Toutefois, selon El Sharq (13 février 2025), ces réformes sont très difficiles à mettre en place, car elles menacent directement les intérêts des élites politiques et économiques du pays. Le Parlement, dominé par des partis aux intérêts souvent convergents, n’a pas intérêt à voter des lois qui renforceraient la transparence et la lutte contre la corruption.
En parallèle, le Fonds monétaire international (FMI) continue de conditionner son aide au Liban à des avancées concrètes en matière de gouvernance. Mais tant que ces réformes resteront bloquées, les négociations entre le Liban et le FMI risquent de s’enliser, aggravant encore davantage la crise économique et sociale.
Un espoir du côté de la pression populaire ?
Si les institutions libanaises peinent à mettre en place des réformes, une partie de la société civile continue de lutter contre l’impunité. Depuis le début de la crise économique, plusieurs ONG et collectifs de citoyens ont mené des campagnes de sensibilisation et de dénonciation des affaires de corruption.

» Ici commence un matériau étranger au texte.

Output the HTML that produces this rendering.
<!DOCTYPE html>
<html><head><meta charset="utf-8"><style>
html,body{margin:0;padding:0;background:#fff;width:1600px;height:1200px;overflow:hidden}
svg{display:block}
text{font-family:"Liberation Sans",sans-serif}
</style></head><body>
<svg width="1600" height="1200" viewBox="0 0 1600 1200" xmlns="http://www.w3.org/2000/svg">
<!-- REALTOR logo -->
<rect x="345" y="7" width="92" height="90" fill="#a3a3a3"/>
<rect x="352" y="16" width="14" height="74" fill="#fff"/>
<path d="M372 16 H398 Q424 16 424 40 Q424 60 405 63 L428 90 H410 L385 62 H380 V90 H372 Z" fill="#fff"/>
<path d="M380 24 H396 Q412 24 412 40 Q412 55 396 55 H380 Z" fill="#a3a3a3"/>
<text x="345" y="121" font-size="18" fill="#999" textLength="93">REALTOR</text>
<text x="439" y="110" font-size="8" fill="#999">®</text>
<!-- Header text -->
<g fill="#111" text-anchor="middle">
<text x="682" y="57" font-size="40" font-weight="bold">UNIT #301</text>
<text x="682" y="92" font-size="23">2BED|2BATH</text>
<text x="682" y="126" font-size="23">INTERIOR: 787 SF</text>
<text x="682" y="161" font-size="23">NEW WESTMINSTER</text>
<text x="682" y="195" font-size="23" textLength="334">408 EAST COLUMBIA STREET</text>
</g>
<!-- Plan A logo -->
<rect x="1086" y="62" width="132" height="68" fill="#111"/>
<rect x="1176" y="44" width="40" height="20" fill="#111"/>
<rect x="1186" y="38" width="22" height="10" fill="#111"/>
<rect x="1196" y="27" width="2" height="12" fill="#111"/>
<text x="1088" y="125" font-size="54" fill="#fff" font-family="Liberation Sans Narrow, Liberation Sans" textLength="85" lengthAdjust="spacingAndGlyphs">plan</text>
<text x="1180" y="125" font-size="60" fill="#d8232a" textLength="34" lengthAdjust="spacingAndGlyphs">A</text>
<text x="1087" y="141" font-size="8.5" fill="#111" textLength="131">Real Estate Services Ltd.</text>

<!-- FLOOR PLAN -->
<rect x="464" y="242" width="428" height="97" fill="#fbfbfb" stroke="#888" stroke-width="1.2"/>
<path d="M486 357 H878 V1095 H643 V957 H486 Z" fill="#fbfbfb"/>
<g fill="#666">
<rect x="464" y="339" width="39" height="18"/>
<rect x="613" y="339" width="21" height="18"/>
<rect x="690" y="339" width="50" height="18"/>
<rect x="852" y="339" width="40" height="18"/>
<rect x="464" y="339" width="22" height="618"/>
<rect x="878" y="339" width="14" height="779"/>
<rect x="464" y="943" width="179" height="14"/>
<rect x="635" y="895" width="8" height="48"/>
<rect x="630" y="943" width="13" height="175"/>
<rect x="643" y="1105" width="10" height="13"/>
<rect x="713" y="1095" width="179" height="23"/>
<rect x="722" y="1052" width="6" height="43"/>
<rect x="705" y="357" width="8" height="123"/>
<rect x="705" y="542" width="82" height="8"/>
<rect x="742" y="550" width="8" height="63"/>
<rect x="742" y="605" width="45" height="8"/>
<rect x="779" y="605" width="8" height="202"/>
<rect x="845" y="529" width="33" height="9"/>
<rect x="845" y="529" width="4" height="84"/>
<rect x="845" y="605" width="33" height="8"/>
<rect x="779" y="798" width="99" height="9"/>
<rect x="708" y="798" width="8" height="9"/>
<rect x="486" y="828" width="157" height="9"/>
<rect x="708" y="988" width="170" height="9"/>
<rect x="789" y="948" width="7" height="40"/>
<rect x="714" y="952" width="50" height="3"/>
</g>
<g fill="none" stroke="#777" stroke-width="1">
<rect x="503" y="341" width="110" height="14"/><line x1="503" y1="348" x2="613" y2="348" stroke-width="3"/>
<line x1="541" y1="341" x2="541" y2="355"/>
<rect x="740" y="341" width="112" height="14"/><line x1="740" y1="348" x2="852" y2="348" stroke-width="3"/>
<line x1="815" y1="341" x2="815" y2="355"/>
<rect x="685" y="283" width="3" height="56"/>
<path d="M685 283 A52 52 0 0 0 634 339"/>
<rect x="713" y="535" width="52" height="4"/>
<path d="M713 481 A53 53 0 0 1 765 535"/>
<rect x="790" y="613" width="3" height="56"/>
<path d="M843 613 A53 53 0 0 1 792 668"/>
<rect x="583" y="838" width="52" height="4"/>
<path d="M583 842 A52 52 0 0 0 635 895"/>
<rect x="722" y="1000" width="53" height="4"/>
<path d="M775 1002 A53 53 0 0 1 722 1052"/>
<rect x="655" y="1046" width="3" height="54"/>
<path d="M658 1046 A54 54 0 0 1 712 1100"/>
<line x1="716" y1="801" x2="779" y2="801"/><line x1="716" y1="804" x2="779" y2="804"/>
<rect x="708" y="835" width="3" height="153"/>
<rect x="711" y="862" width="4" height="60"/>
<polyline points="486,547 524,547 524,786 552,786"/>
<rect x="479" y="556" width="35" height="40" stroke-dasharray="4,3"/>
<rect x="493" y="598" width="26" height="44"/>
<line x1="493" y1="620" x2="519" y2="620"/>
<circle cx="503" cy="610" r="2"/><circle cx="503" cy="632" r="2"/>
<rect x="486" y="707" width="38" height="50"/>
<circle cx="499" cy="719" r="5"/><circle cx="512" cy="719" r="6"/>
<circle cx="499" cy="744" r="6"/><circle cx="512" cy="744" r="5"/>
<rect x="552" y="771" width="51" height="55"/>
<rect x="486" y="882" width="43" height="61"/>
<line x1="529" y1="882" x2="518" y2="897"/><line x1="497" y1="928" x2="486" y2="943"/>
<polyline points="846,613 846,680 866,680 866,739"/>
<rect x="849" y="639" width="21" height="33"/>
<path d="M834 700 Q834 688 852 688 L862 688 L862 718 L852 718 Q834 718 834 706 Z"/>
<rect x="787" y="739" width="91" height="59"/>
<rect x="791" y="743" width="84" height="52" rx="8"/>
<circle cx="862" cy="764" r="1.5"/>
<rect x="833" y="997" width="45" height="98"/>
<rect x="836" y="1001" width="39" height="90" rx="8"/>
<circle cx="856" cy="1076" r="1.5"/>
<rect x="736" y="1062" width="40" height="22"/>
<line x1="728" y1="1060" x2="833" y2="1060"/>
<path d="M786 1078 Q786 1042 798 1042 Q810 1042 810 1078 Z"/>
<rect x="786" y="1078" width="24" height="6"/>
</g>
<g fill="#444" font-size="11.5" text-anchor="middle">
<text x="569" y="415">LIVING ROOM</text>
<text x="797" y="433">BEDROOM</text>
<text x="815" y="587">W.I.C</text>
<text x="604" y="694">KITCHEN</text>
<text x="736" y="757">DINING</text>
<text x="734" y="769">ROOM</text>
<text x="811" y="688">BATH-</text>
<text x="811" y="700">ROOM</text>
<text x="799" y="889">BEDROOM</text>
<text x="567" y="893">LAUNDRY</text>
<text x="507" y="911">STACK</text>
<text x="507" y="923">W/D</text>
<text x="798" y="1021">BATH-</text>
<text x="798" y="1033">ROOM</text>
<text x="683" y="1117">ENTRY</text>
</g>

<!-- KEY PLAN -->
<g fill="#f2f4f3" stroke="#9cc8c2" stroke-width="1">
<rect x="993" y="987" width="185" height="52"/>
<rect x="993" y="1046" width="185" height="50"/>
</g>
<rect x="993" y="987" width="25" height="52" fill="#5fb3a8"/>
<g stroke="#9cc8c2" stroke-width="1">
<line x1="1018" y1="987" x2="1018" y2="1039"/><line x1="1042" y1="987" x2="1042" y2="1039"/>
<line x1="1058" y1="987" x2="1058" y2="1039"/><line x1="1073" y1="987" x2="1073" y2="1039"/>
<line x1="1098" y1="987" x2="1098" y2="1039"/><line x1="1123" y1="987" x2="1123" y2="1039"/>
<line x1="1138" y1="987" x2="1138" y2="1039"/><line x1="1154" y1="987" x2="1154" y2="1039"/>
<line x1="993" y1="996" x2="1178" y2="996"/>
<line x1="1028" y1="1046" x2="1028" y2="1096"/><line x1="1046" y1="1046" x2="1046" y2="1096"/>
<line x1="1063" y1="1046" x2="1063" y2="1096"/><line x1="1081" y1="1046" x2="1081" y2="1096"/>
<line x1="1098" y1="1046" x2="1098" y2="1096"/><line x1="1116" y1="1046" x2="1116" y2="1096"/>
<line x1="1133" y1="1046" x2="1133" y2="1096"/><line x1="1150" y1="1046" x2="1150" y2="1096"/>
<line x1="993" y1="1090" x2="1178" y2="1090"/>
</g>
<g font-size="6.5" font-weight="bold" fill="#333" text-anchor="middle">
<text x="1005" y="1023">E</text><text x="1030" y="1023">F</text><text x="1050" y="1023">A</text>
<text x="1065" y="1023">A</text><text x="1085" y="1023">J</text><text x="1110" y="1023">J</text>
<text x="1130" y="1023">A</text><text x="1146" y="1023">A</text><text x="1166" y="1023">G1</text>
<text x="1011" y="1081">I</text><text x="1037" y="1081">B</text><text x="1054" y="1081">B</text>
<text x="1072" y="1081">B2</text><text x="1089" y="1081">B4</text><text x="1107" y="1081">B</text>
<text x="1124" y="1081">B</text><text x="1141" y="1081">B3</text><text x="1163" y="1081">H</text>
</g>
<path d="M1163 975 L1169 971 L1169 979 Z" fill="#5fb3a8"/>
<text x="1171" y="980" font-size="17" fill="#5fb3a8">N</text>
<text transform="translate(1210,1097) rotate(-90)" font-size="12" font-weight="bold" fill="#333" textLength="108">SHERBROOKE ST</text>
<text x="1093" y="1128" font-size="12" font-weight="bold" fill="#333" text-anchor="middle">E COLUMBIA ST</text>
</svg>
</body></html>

Des organisations comme Legal Agenda ou Sakkakini publient régulièrement des rapports sur la corruption et les abus de pouvoir, mettant en lumière les responsabilités des dirigeants et exigeant des réformes. Selon Al Joumhouria(13 février 2025), de plus en plus de Libanais demandent des comptes aux responsables, notamment à travers des manifestations et des recours juridiques contre des figures politiques corrompues.
Malgré ces initiatives, le combat contre la corruption reste un défi immense. Les citoyens libanais se heurtent à un appareil d’État verrouillé et à une élite politique qui ne montre aucun signe de volonté de changement. Toutefois, certains experts estiment que la pression populaire et la mobilisation internationale pourraient finir par forcer les autorités à agir, sous peine de perdre tout soutien économique et diplomatique.
Vers un réel changement ou une énième impasse ?
Les enquêtes en cours sur la corruption au Liban sont-elles le signe d’un réel tournant ou simplement une stratégie pour calmer la colère de la population et des partenaires internationaux ? À ce stade, tout laisse à penser que le système libanais est conçu pour protéger les élites et empêcher toute remise en question de l’ordre établi.
Tant que la justice restera sous influence et que les réformes structurelles ne seront pas mises en place, il est peu probable que ces enquêtes aboutissent à des condamnations significatives. Cependant, la pression croissante des citoyens et des institutions internationales pourrait finir par créer une brèche, forçant les responsables libanais à mettre en œuvre des changements concrets.
L’avenir de la lutte contre la corruption au Liban dépendra donc de la capacité de la société civile à maintenir la pression, et du rôle que joueront les acteurs extérieurs comme le FMI et l’Union européenne. Le pays se trouve à un carrefour décisif : soit il s’engage dans une réforme réelle, soit il continue sur la voie de l’impunité, au risque d’un effondrement total de ses institutions.